* Begin *

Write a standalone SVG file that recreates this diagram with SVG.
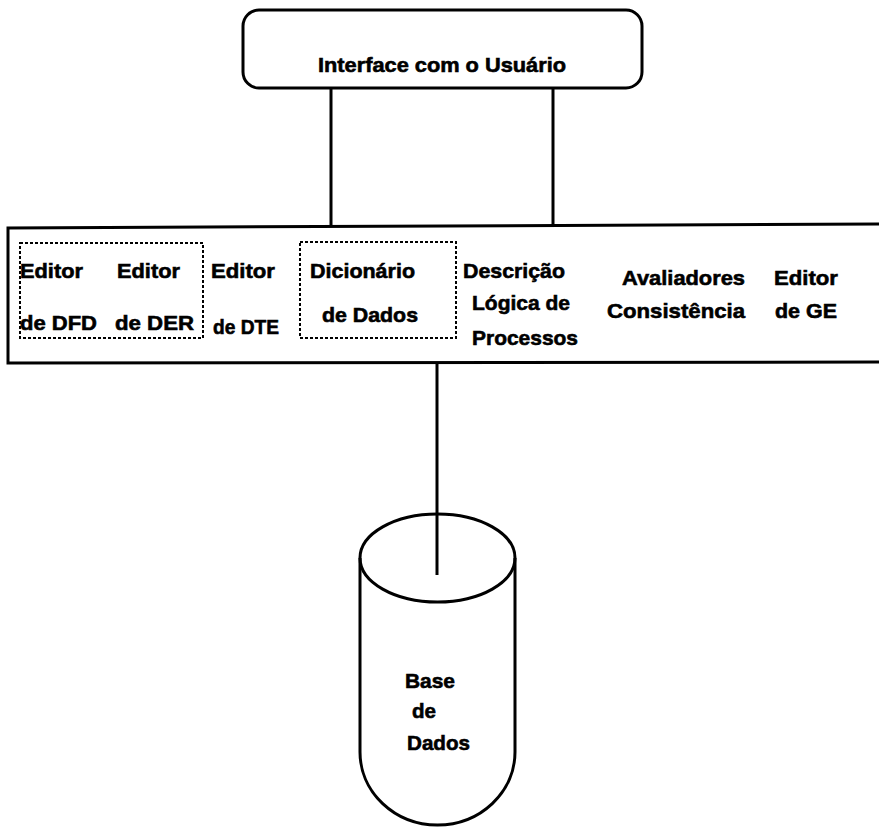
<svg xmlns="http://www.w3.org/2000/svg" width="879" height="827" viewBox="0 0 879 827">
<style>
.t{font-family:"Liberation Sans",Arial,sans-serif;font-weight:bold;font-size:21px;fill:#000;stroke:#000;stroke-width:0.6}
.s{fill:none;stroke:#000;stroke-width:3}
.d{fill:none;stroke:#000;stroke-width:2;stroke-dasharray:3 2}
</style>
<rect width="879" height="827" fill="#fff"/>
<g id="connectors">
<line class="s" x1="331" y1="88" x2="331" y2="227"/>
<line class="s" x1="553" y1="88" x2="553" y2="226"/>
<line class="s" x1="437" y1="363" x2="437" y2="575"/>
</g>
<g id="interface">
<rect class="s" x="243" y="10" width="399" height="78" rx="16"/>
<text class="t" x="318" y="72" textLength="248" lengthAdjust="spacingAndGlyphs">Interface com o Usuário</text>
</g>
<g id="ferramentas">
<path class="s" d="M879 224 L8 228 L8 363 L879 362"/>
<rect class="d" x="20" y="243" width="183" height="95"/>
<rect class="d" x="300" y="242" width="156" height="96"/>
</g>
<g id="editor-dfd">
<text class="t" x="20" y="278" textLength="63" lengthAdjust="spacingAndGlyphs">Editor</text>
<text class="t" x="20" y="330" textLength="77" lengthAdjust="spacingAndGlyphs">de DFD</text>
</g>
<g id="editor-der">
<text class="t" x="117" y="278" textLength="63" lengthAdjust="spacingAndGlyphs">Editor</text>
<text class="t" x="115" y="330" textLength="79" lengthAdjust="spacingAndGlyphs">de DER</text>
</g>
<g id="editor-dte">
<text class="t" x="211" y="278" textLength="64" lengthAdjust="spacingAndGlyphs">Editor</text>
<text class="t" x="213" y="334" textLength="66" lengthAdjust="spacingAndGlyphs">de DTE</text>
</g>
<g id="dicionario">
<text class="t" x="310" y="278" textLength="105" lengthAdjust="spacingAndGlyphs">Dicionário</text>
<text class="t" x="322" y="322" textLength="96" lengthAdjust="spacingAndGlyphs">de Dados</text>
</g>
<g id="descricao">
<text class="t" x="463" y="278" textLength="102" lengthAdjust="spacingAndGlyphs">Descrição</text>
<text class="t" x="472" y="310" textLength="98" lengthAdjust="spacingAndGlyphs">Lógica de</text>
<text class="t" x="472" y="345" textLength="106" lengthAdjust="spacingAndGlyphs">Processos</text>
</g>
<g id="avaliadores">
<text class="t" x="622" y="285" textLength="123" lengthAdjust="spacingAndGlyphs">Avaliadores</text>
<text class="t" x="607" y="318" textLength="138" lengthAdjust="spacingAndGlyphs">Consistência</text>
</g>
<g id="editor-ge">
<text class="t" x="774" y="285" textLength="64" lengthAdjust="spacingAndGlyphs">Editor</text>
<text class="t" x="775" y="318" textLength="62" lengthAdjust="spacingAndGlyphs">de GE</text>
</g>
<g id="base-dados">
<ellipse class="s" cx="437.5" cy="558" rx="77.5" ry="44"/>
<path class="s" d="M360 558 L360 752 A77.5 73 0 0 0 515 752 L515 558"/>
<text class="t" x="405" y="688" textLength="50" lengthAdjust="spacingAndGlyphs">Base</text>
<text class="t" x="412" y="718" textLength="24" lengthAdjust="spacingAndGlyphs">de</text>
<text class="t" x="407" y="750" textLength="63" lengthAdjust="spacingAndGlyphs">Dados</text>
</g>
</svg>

* End *
* Begin *

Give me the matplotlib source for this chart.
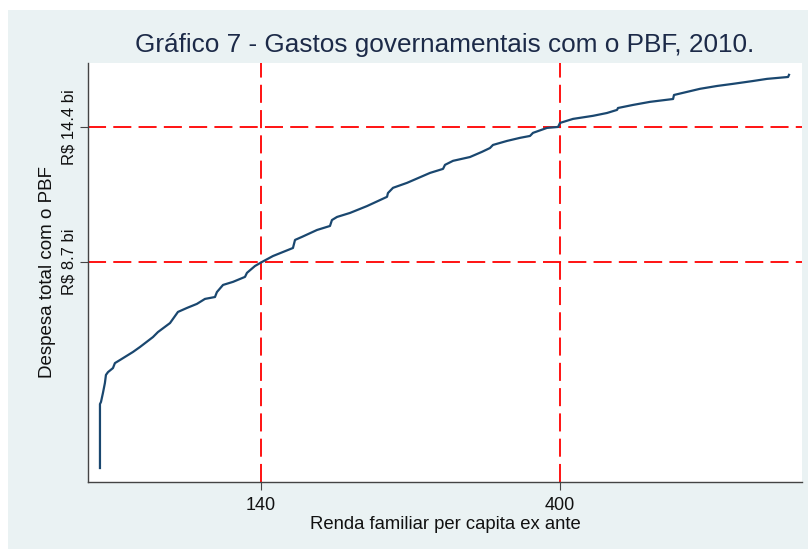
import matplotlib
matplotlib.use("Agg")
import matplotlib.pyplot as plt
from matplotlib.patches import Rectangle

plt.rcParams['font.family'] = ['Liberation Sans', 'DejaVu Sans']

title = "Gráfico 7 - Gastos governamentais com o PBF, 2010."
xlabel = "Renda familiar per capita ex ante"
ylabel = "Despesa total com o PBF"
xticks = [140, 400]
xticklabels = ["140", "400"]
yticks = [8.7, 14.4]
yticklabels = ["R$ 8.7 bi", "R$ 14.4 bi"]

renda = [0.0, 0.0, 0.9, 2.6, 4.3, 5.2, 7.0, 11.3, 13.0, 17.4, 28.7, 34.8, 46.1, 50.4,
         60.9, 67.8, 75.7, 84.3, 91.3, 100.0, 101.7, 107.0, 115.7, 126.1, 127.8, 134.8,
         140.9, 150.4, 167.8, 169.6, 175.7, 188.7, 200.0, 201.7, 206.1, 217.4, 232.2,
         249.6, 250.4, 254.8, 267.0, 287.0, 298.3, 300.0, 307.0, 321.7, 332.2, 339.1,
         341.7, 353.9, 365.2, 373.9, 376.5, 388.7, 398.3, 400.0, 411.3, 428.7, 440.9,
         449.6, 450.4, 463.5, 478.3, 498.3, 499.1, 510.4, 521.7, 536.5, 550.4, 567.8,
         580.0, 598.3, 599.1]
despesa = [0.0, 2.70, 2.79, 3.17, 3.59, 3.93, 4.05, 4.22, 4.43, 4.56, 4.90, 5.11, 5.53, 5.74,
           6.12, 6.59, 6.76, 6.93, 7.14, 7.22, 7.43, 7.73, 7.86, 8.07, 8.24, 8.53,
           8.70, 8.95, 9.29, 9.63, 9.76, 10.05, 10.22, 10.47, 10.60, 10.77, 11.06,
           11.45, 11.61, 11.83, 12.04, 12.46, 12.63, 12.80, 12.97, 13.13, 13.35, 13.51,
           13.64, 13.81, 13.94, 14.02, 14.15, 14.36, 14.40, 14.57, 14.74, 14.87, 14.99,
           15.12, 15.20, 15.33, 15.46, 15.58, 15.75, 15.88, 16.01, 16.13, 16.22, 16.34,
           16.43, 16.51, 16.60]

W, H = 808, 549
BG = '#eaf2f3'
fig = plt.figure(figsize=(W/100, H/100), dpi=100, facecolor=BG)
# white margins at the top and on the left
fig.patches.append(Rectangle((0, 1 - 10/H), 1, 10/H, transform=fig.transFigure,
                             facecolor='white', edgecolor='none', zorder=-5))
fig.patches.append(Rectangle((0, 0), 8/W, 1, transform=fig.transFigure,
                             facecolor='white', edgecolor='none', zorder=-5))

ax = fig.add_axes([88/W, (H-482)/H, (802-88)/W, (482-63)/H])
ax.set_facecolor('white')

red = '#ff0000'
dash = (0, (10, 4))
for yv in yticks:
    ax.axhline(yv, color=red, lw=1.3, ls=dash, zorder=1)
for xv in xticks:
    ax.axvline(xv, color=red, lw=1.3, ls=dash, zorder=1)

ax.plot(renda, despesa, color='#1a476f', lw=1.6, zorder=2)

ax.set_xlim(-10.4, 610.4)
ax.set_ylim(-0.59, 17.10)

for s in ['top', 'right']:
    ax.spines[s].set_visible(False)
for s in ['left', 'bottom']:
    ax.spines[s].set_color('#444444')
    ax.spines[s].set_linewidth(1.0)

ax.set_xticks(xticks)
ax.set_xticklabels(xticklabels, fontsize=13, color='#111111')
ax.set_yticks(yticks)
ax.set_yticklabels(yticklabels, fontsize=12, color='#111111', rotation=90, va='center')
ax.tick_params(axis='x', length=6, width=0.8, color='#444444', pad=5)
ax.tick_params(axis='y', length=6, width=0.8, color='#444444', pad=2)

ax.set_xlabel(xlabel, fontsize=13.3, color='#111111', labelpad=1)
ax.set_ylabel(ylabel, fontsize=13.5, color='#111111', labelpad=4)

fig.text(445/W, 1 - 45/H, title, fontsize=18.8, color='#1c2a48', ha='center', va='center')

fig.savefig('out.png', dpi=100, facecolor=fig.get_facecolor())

* End *

**THE EXERCISE**
Please quote only the span of lines whose first line contains "Give me the matplotlib source for this chart." and whose last line contains "16.43, 16.51, 16.60]", leaving every picture out.

**FINAL RESULT**
Give me the matplotlib source for this chart.
import matplotlib
matplotlib.use("Agg")
import matplotlib.pyplot as plt
from matplotlib.patches import Rectangle

plt.rcParams['font.family'] = ['Liberation Sans', 'DejaVu Sans']

title = "Gráfico 7 - Gastos governamentais com o PBF, 2010."
xlabel = "Renda familiar per capita ex ante"
ylabel = "Despesa total com o PBF"
xticks = [140, 400]
xticklabels = ["140", "400"]
yticks = [8.7, 14.4]
yticklabels = ["R$ 8.7 bi", "R$ 14.4 bi"]

renda = [0.0, 0.0, 0.9, 2.6, 4.3, 5.2, 7.0, 11.3, 13.0, 17.4, 28.7, 34.8, 46.1, 50.4,
         60.9, 67.8, 75.7, 84.3, 91.3, 100.0, 101.7, 107.0, 115.7, 126.1, 127.8, 134.8,
         140.9, 150.4, 167.8, 169.6, 175.7, 188.7, 200.0, 201.7, 206.1, 217.4, 232.2,
         249.6, 250.4, 254.8, 267.0, 287.0, 298.3, 300.0, 307.0, 321.7, 332.2, 339.1,
         341.7, 353.9, 365.2, 373.9, 376.5, 388.7, 398.3, 400.0, 411.3, 428.7, 440.9,
         449.6, 450.4, 463.5, 478.3, 498.3, 499.1, 510.4, 521.7, 536.5, 550.4, 567.8,
         580.0, 598.3, 599.1]
despesa = [0.0, 2.70, 2.79, 3.17, 3.59, 3.93, 4.05, 4.22, 4.43, 4.56, 4.90, 5.11, 5.53, 5.74,
           6.12, 6.59, 6.76, 6.93, 7.14, 7.22, 7.43, 7.73, 7.86, 8.07, 8.24, 8.53,
           8.70, 8.95, 9.29, 9.63, 9.76, 10.05, 10.22, 10.47, 10.60, 10.77, 11.06,
           11.45, 11.61, 11.83, 12.04, 12.46, 12.63, 12.80, 12.97, 13.13, 13.35, 13.51,
           13.64, 13.81, 13.94, 14.02, 14.15, 14.36, 14.40, 14.57, 14.74, 14.87, 14.99,
           15.12, 15.20, 15.33, 15.46, 15.58, 15.75, 15.88, 16.01, 16.13, 16.22, 16.34,
           16.43, 16.51, 16.60]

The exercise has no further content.